▶ _EXERCISE DETAILS_
Spot every line with the word "script" and return it.

■ ■ ■

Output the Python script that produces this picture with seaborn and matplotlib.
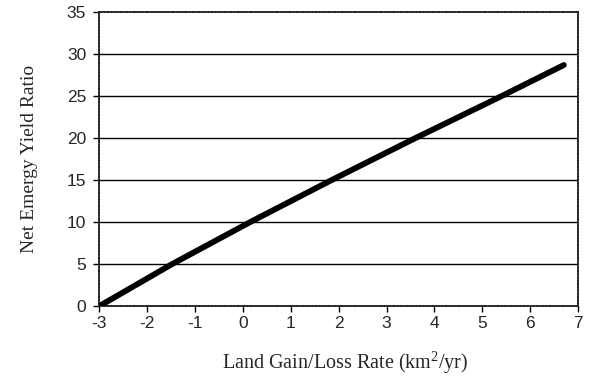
import matplotlib
matplotlib.use("Agg")
import matplotlib.pyplot as plt
import seaborn as sns
import pandas as pd

# Data
land_rate = [-3.0, -1.48, 0.15, 1.85, 3.6, 5.4, 6.7]
net_emergy = [0.0, 5.0, 10.0, 15.0, 20.0, 25.0, 28.7]
x_ticks = [-3, -2, -1, 0, 1, 2, 3, 4, 5, 6, 7]
y_ticks = [0, 5, 10, 15, 20, 25, 30, 35]

df = pd.DataFrame({"rate": land_rate, "ratio": net_emergy})

sns.set_theme(style="white")
plt.rcParams["font.family"] = ["Liberation Sans", "DejaVu Sans"]
plt.rcParams["mathtext.fontset"] = "custom"
plt.rcParams["mathtext.rm"] = "Liberation Serif"

fig = plt.figure(figsize=(5.9, 3.78), dpi=100)
ax = fig.add_axes([0.168, 0.19, 0.812, 0.778])

for y in y_ticks[1:-1]:
    ax.axhline(y, color="black", lw=1.0, zorder=1)

sns.lineplot(data=df, x="rate", y="ratio", ax=ax, color="black", lw=4.2,
             solid_capstyle="round", zorder=3)

ax.set_xlim(-3, 7)
ax.set_ylim(0, 35)
ax.set_xticks(x_ticks)
ax.set_yticks(y_ticks)
ax.set_xticklabels([str(v) for v in x_ticks], fontsize=12.5)
ax.set_yticklabels([str(v) for v in y_ticks], fontsize=12.5)
ax.tick_params(axis="both", direction="out", length=4.3, width=1, color="black",
               bottom=True, left=True)
ax.tick_params(axis="y", pad=5)
ax.tick_params(axis="x", pad=3)

for side in ["left", "right", "top", "bottom"]:
    ax.spines[side].set_visible(True)
    ax.spines[side].set_color("#222222")
    ax.spines[side].set_linewidth(1.3)
    ax.spines[side].set_linestyle((0, (1, 0.8)))

ax.set_xlabel("Land Gain/Loss Rate (km$\\mathregular{^{2}}$/yr)", fontsize=14.5,
              family=["Liberation Serif", "DejaVu Serif"], labelpad=13)
ax.xaxis.label.set_x(0.514)
ax.set_ylabel("Net Emergy Yield Ratio", fontsize=14,
              family=["Liberation Serif", "DejaVu Serif"], labelpad=21)

fig.savefig("out.png", dpi=100, facecolor="white")
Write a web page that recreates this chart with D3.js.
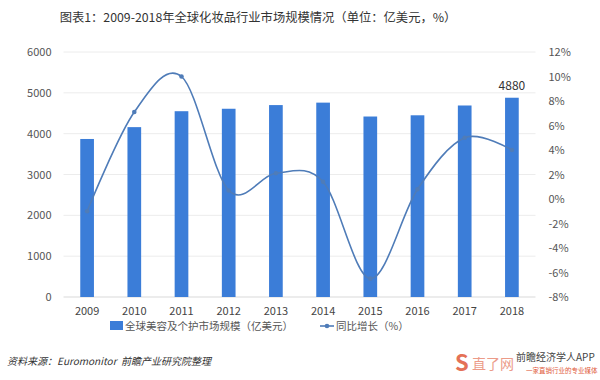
<!DOCTYPE html>
<html><head><meta charset="utf-8">
<script src="https://cdn.jsdelivr.net/npm/d3@7/dist/d3.min.js"></script>
<style>body{margin:0;background:#fff}svg{display:block}</style>
</head><body><svg id="c" width="600" height="380"></svg>
<script>
const years = ["2009","2010","2011","2012","2013","2014","2015","2016","2017","2018"];
const marketSize = [3870,4160,4550,4610,4700,4760,4420,4450,4690,4880];
const growth = [-1.0,7.1,10.0,0.7,2.1,1.4,-6.5,0.8,5.0,4.0];
const leftTicks = [0,1000,2000,3000,4000,5000,6000];
const rightTicks = [-8,-6,-4,-2,0,2,4,6,8,10,12];
const titleText = "图表1：2009-2018年全球化妆品行业市场规模情况（单位：亿美元，%）";
const legendBar = "全球美容及个护市场规模（亿美元）";
const legendLine = "同比增长（%）";
const sourceText = "资料来源：Euromonitor\u00a0\u00a0前瞻产业研究院整理";

(function(){
const svg = d3.select("#c");
const font = "'Noto Sans CJK SC', 'Noto Sans', sans-serif";
const pTop = 52, pBottom = 297, pLeft = 63.5, pRight = 535.5;

const x = d3.scaleBand().domain(years).range([pLeft, pRight]).paddingInner(0.71).paddingOuter(0.355);
const y = d3.scaleLinear().domain([0,6000]).range([pBottom, pTop]);
const y2 = d3.scaleLinear().domain([-8,12]).range([pBottom, pTop]);

svg.append("text").attr("x",258).attr("y",22).attr("text-anchor","middle")
  .attr("font-family",font).attr("font-size",12.3).attr("fill","#333").text(titleText);

svg.append("g").selectAll("line").data(leftTicks).join("line")
  .attr("x1",pLeft).attr("x2",pRight).attr("y1",d=>y(d)).attr("y2",d=>y(d))
  .attr("stroke",d=>d===0?"#d9d9d9":"#ececec").attr("stroke-width",1);

const ga = svg.append("g").attr("transform",`translate(${pLeft-12},0)`)
  .call(d3.axisLeft(y).tickValues(leftTicks).tickSize(0).tickPadding(0).tickFormat(d3.format("d")));
ga.select(".domain").remove();
ga.selectAll("text").attr("font-family",font).attr("font-size",11).attr("fill","#555");

const gr = svg.append("g").attr("transform",`translate(${pRight+13},0)`)
  .call(d3.axisRight(y2).tickValues(rightTicks).tickSize(0).tickPadding(0).tickFormat(d=>d+"%"));
gr.select(".domain").remove();
gr.selectAll("text").attr("font-family",font).attr("font-size",11).attr("fill","#555");

const gx = svg.append("g").attr("transform",`translate(0,${pBottom+10})`)
  .call(d3.axisBottom(x).tickSize(0).tickPadding(0));
gx.select(".domain").remove();
gx.selectAll("text").attr("font-family",font).attr("font-size",11).attr("fill","#444").attr("dy","0.71em");

svg.append("g").selectAll("rect").data(years).join("rect")
  .attr("x",d=>x(d)).attr("width",x.bandwidth())
  .attr("y",(d,i)=>y(marketSize[i])).attr("height",(d,i)=>pBottom-y(marketSize[i]))
  .attr("fill","#3b7dd8");

svg.append("text").attr("x",x("2018")+x.bandwidth()/2).attr("y",y(4880)-8)
  .attr("text-anchor","middle").attr("font-family",font).attr("font-size",12).attr("fill","#333").text("4880");

const pts = years.map((d,i)=>[x(d)+x.bandwidth()/2, y2(growth[i])]);
svg.append("path").attr("d",d3.line().curve(d3.curveCardinal.tension(0))(pts))
  .attr("fill","none").attr("stroke","#4f7cb8").attr("stroke-width",1.6);
svg.append("g").selectAll("circle").data(pts).join("circle")
  .attr("cx",d=>d[0]).attr("cy",d=>d[1]).attr("r",2.3).attr("fill","#4f7cb8");

const lg = svg.append("g");
lg.append("rect").attr("x",110).attr("y",321).attr("width",13).attr("height",9).attr("fill","#3b7dd8");
lg.append("text").attr("x",125).attr("y",330).attr("font-family",font).attr("font-size",10.5).attr("fill","#555").text(legendBar);
lg.append("line").attr("x1",320).attr("x2",334).attr("y1",326).attr("y2",326).attr("stroke","#4f7cb8").attr("stroke-width",1.6);
lg.append("circle").attr("cx",327).attr("cy",326).attr("r",2.3).attr("fill","#4f7cb8");
lg.append("text").attr("x",336).attr("y",330).attr("font-family",font).attr("font-size",10.5).attr("fill","#555").text(legendLine);

svg.append("text").attr("x",7).attr("y",365).attr("font-family",font).attr("font-size",10)
  .attr("font-style","italic").attr("fill","#333").text(sourceText);

const wm = svg.append("g");
wm.append("text").attr("x",455).attr("y",371).attr("font-family",font).attr("font-size",22).attr("font-weight","bold")
  .attr("fill","#e0593a").attr("opacity",0.85).text("S");
wm.append("text").attr("x",472).attr("y",369).attr("font-family",font).attr("font-size",14)
  .attr("fill","#e0593a").attr("opacity",0.6).text("直了网");
wm.append("text").attr("x",516).attr("y",361).attr("font-family",font).attr("font-size",10)
  .attr("fill","#444").text("前瞻经济学人APP");
wm.append("text").attr("x",526).attr("y",373).attr("font-family",font).attr("font-size",6.5)
  .attr("fill","#e0593a").text("一家直销行业的专业媒体");
})();
</script></body></html>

■ ■ ■

▶ _CORRECT RESULT_
Output the Python script that produces this picture with seaborn and matplotlib.
<script src="https://cdn.jsdelivr.net/npm/d3@7/dist/d3.min.js"></script>
<script>
</script></body></html>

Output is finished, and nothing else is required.